ROSS COTTEE CLOCKS UP 1,000 RIDES WITH MELBOURNE BIKE SHARE
‘I’ll be soon reaching one thousand rides. I’m Melbourne’s number one user of MBS. My stats speak for themselves!’.
Ross Cottee of Carlton is fast approaching his 1000th ride with Melbourne Bike Share (MBS), the public bicycle scheme that’s only been in operation for one year! By official MBS records, Ross is the highest user to date, he has taken full advantage of living near a MBS station and travels to destinations all around Melbourne.
Ross grew up in the 80s when films like ‘Back to the Future’ left huge impressions on growing minds. Can you remember the futuristic ‘Hill Valley’ set in 2015? When ‘Back to the Future – Part 2’ was released in 1989 Ross was inspired about the possibilities that the future might bring. Who could imagine that movie showing us a future of television screens in your pockets, information at your fingertips and ‘Hover Boards’… OK! Hover boards haven’t been invented… yet. The technology that allows Melbourne Bike Share to operate would have fitted well into the movie’s script. Maybe that’s the reason that keeps Ross coming back to docking stations.
In 2003 Ross fell off the fifth storey apartment building where he was staying in Tokyo, Japan. Broken bones heal, but it was the brain injury he received that was the most damaging. Ross fell into a coma for 2 ½ weeks, and spent 9 weeks in a Japanese hospital. On his return to Australia, Ross spent further time in hospitals. Adding up to 9 months in medical care Ross received additional in-house rehabilitation, and this is why he is such a big supporter of the National Disability Insurance Scheme (www.everyaustraliancounts.com.au). Since sustaining a brain injury Ross says it’s been important to actively work on his own wellbeing, and the blue bikes make getting around town fun, easy and green.
Ross now works, is half way through a Social Work qualification at RMIT, and spends a significant amount of time in voluntary positions to assist the wellbeing of people with brain injuries. Healthy body, Healthy mind, he likes to keep fit and is a member of the Melbourne City Baths. Ross loves the convenience of Melbourne Bike Share. The MBS has introduced an I-phone application ‘Spotcycle’ to support users looking for their closest station and availability of bikes.
Melbourne Bike Share (MBS) is heavily promoted to tourists. As a resident of Carlton, Ross sees the benefits of two wheel CBD travel for tourists and locals alike. Many of the places that Ross frequents have MBS stations, such as: Federation Square, Docklands, RMIT, Bourke Street and the Melbourne City Baths.

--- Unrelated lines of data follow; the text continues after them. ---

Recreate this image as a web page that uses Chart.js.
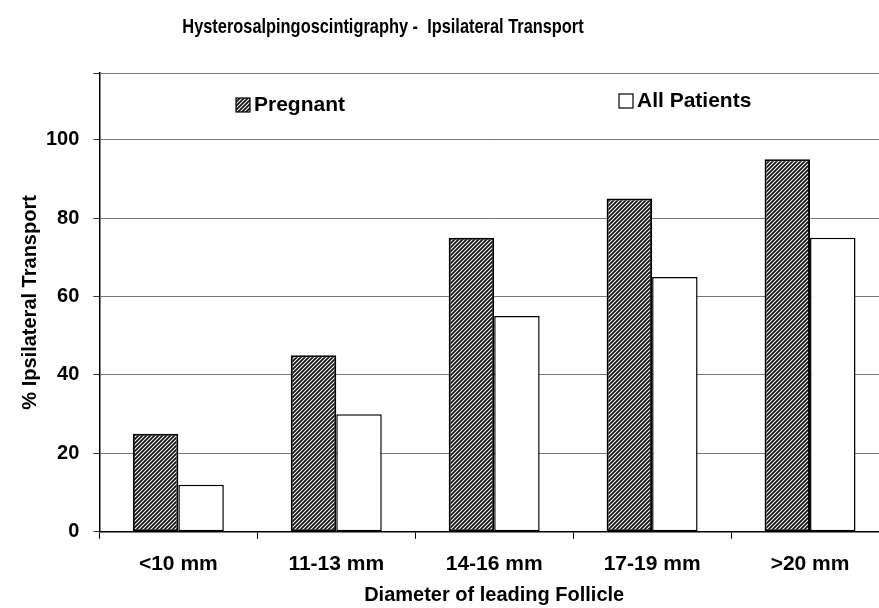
<!DOCTYPE html>
<html>
<head>
<meta charset="utf-8">
<script src="https://cdn.jsdelivr.net/npm/chart.js@4/dist/chart.umd.min.js"></script>
<style>
  html, body { margin: 0; padding: 0; background: #fff; overflow: hidden; }
  canvas { display: block; }
</style>
</head>
<body>
<canvas id="chart" width="890" height="608"></canvas>
<script>
const categories = ["<10 mm", "11-13 mm", "14-16 mm", "17-19 mm", ">20 mm"];
const pregnant = [25, 45, 75, 85, 95];
const allPatients = [12, 30, 55, 65, 75];
const seriesNames = ["Pregnant", "All Patients"];
const yTicks = [0, 20, 40, 60, 80, 100];

const FONT = "'Liberation Sans', Arial, sans-serif";

// black fill with thin white "/" stripes
function hatch() {
  const c = document.createElement("canvas");
  c.width = 4;
  c.height = 4;
  const g = c.getContext("2d");
  g.fillStyle = "#111";
  g.fillRect(0, 0, 4, 4);
  g.strokeStyle = "#fff";
  g.lineWidth = 1.1;
  g.beginPath();
  g.moveTo(-1, 5); g.lineTo(5, -1);
  g.moveTo(-1, 1); g.lineTo(1, -1);
  g.moveTo(3, 5); g.lineTo(5, 3);
  g.stroke();
  return g.createPattern(c, "repeat");
}
const hatchFill = hatch();

// title sits left of centre in the original and uses a narrow face,
// so it is drawn by hand and squeezed sideways
const titlePlugin = {
  id: "titleText",
  afterDraw(chart, args, opts) {
    const ctx = chart.ctx;
    ctx.save();
    ctx.fillStyle = "#000";
    ctx.font = "bold 21px " + FONT;
    ctx.textAlign = "center";
    ctx.textBaseline = "middle";
    ctx.scale(opts.squeeze, 1);
    ctx.fillText(opts.text, opts.x / opts.squeeze, opts.y);
    ctx.restore();
  }
};

// legend entries are spread apart inside the plot
const legendPlugin = {
  id: "spreadLegend",
  afterDraw(chart, args, opts) {
    const ctx = chart.ctx;
    ctx.save();
    ctx.font = "bold 21px " + FONT;
    ctx.textBaseline = "middle";
    chart.data.datasets.forEach((ds, i) => {
      const p = opts.items[i];
      ctx.fillStyle = ds.backgroundColor;
      ctx.fillRect(p.x, p.y - 7, 14, 14);
      ctx.strokeStyle = "#000";
      ctx.lineWidth = 1.2;
      ctx.strokeRect(p.x, p.y - 7, 14, 14);
      ctx.fillStyle = "#000";
      ctx.fillText(ds.label, p.x + 18, p.y);
    });
    ctx.restore();
  }
};

new Chart(document.getElementById("chart"), {
  type: "bar",
  data: {
    labels: categories,
    datasets: [
      {
        label: seriesNames[0],
        data: pregnant,
        backgroundColor: hatchFill,
        borderColor: "#000",
        borderWidth: 2,
        borderSkipped: false,
        categoryPercentage: 0.576,
        barPercentage: 1
      },
      {
        label: seriesNames[1],
        data: allPatients,
        backgroundColor: "#fff",
        borderColor: "#000",
        borderWidth: 1.5,
        borderSkipped: false,
        categoryPercentage: 0.576,
        barPercentage: 1
      }
    ]
  },
  plugins: [titlePlugin, legendPlugin],
  options: {
    responsive: false,
    animation: false,
    layout: { padding: { top: 73, left: 8, right: 1, bottom: 1 } },
    plugins: {
      legend: { display: false },
      tooltip: { enabled: false },
      titleText: {
        text: "Hysterosalpingoscintigraphy -  Ipsilateral Transport",
        x: 383,
        y: 27,
        squeeze: 0.78
      },
      spreadLegend: {
        items: [{ x: 236, y: 105 }, { x: 619, y: 101 }]
      }
    },
    scales: {
      x: {
        grid: {
          offset: true,
          drawOnChartArea: false,
          color: "#000",
          tickLength: 7
        },
        border: { color: "#000", width: 1.5 },
        ticks: {
          color: "#000",
          padding: 13,
          maxRotation: 0,
          font: { family: FONT, size: 21, weight: "bold" }
        },
        title: {
          display: true,
          text: "Diameter of leading Follicle",
          color: "#000",
          padding: { top: -7, bottom: 0 },
          font: { family: FONT, size: 20, weight: "bold" }
        }
      },
      y: {
        min: 0,
        max: 117,
        afterBuildTicks: (axis) => {
          axis.ticks = yTicks.concat([117]).map((v) => ({ value: v }));
        },
        grid: {
          color: "#777",
          lineWidth: 1,
          tickLength: 6,
          tickColor: "#333"
        },
        border: { color: "#000", width: 1.5 },
        ticks: {
          color: "#000",
          padding: 14,
          callback: (v) => (yTicks.includes(v) ? v : ""),
          font: { family: FONT, size: 20, weight: "bold" }
        },
        title: {
          display: true,
          text: "% Ipsilateral Transport",
          color: "#000",
          padding: { top: 10, bottom: -10 },
          font: { family: FONT, size: 20, weight: "bold" }
        }
      }
    }
  }
});
</script>
</body>
</html>
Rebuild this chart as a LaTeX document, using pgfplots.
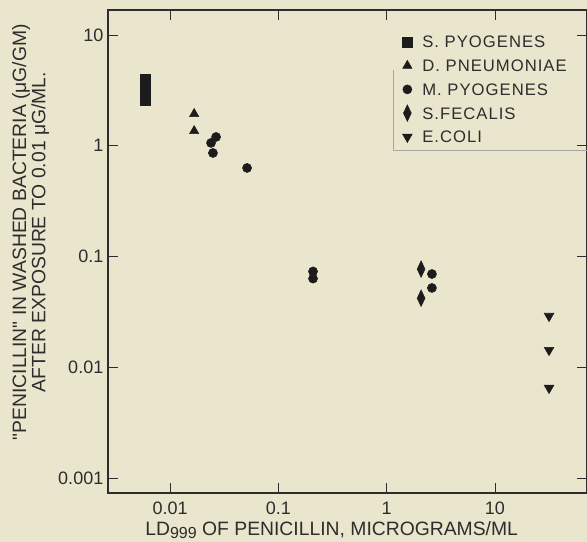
\documentclass[border=0pt]{standalone}
\usepackage{fontspec}
\setmainfont{Liberation Sans}
\newfontfamily\legfont[LetterSpace=6]{Liberation Sans}
\usepackage{pgfplots}
\pgfplotsset{compat=1.18}

\definecolor{paper}{RGB}{233,230,205}
\definecolor{ink}{RGB}{28,28,28}
\definecolor{txt}{RGB}{45,45,45}

\begin{document}
\begin{tikzpicture}
\fill[paper] (-81pt,-36.75pt) rectangle (359.25pt,369.75pt);
\begin{axis}[
  scale only axis, width=359.25pt, height=362.25pt,
  xmode=log, ymode=log,
  xmin=0.002673, xmax=70.8, ymin=7.33e-4, ymax=16.8,
  xtick={0.01,0.1,1,10}, xticklabels={0.01,0.1,1,10},
  ytick={0.001,0.01,0.1,1,10}, yticklabels={0.001,0.01,0.1,1,10},
  xminorticks=false, yminorticks=false,
  tick align=inside, major tick length=7.5pt,
  tick style={txt, line width=0.6pt},
  axis line style={txt, line width=0.9pt},
  ticklabel style={font=\fontsize{13.5}{14}\selectfont, text=txt},
  xticklabel style={yshift=-3pt},
  label style={font=\fontsize{14.5}{11.5}\selectfont, text=txt},
  xlabel={LD\raisebox{-0.3ex}{\fontsize{12}{12}\selectfont 999} OF PENICILLIN, MICROGRAMS/ML},
  ylabel={\textquotedbl PENICILLIN\textquotedbl\ IN WASHED BACTERIA (μG/GM)\\AFTER EXPOSURE TO 0.01 μG/ML.},
  ylabel style={align=center, at={(ticklabel cs:0.54)}},
  xlabel style={at={(ticklabel cs:0.467)}, inner ysep=1pt, yshift=-0.8pt},
  legend cell align=left,
  legend image code/.code={\draw[mark repeat=2,mark phase=2,#1] plot coordinates {(0cm,0cm)(0.15cm,0cm)(0.3cm,0cm)};},
  legend style={at={(0.614,0.959)}, anchor=north west, draw=none, fill=none,
    inner sep=0pt, row sep=0pt, text=txt,
    font=\legfont\fontsize{12.5}{13}\selectfont,
    nodes={inner ysep=4.4pt, inner xsep=7.5pt, text height=9pt, text depth=0pt}},
]
% S. pyogenes
\addplot[only marks, mark=square*, mark size=3.75pt, ink] coordinates {
  (0.00588,2.59) (0.00588,2.93) (0.00588,3.25) (0.00588,3.61) (0.00588,4.01)};
\addlegendentry{S. PYOGENES}
% D. pneumoniae
\addplot[only marks, mark=triangle*, mark size=4pt, ink] coordinates {
  (0.0167,1.94) (0.0167,1.36)};
\addlegendentry{D. PNEUMONIAE}
% M. pyogenes
\addplot[only marks, mark=*, mark size=3.4pt, ink] coordinates {
  (0.0266,1.20) (0.0239,1.06) (0.0249,0.86) (0.0514,0.63)
  (0.209,0.0733) (0.209,0.0632) (2.62,0.0695) (2.62,0.052)};
\addlegendentry{M. PYOGENES}
% S. fecalis
\addplot[only marks, mark=diamond*, mark size=6.2pt, mark options={xscale=0.63}, ink] coordinates {
  (2.08,0.077) (2.08,0.042)};
\addlegendentry{S.FECALIS}
% E. coli
\addplot[only marks, mark=triangle*, mark size=4.2pt, mark options={rotate=180}, ink] coordinates {
  (31.6,0.029) (31.6,0.0143) (31.6,0.0065)};
\addlegendentry{E.COLI}
\draw[black!35, line width=0.5pt] (rel axis cs:0.595,0.876) -- (rel axis cs:0.595,0.710) -- (rel axis cs:1,0.710);
\end{axis}
\pgfresetboundingbox
\path[use as bounding box] (-81pt,-36.75pt) rectangle (359.25pt,369.75pt);
\end{tikzpicture}
\end{document}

Ross is passionate about the Melbourne Bike Share scheme and encourages others to have a go.
“Two wheel pedal power, that’s the future of CBD transport. The number of cyclists continues to rapidly increase. Soon Swanston Street will feature ‘Copenhagen style’ bike paths starting from Flinders to Latrobe streets. Cycling is good for our environment and encourages a healthy lifestyle. Wider usage of the Melbourne Bikes Share service has the potential to take some of the pressure from CBD trams”.
Ross Cottee has been to Sydney many times over the years, but never fully appreciated what the city had to offer until hiring a bike on his last visit. Ross thanks the Melbourne Bike Share for encouraging him to discover places on two wheels.
‘I never got to appreciate the city of Sydney until I experienced it on two wheels. Sydney doesn’t have a Bike Share scheme, I can see it as becoming a popular service if they decide to set it up there’.
Ross says he’s likely to celebrate his 1000th ride by doing a lap around Albert Park Lake, departing from the newly set up Melbourne Sports and Aquatics Centre station. The new station at Albert Park opens the door for purely recreational riding around a park. Until now the MBS has been promoted to commuters wanting to get from location ‘A to B’.
“Apart from a triumphant ride around Albert Park Lake, a good friend of mine has offered to bake me a MBS cake to celebrate the milestone of 1000 rides!”
Some suggest that helmet laws were a barrier to the scheme’s initial success, but Melbournians appear to be warming to the idea of the blue bikes.
“I’d like to see helmets viewed as fashion accessories. Having acquired a brain Injury, I wouldn’t want the government to roll back on what they’ve achieved by relaxing helmet laws. I encourage people to have a go!”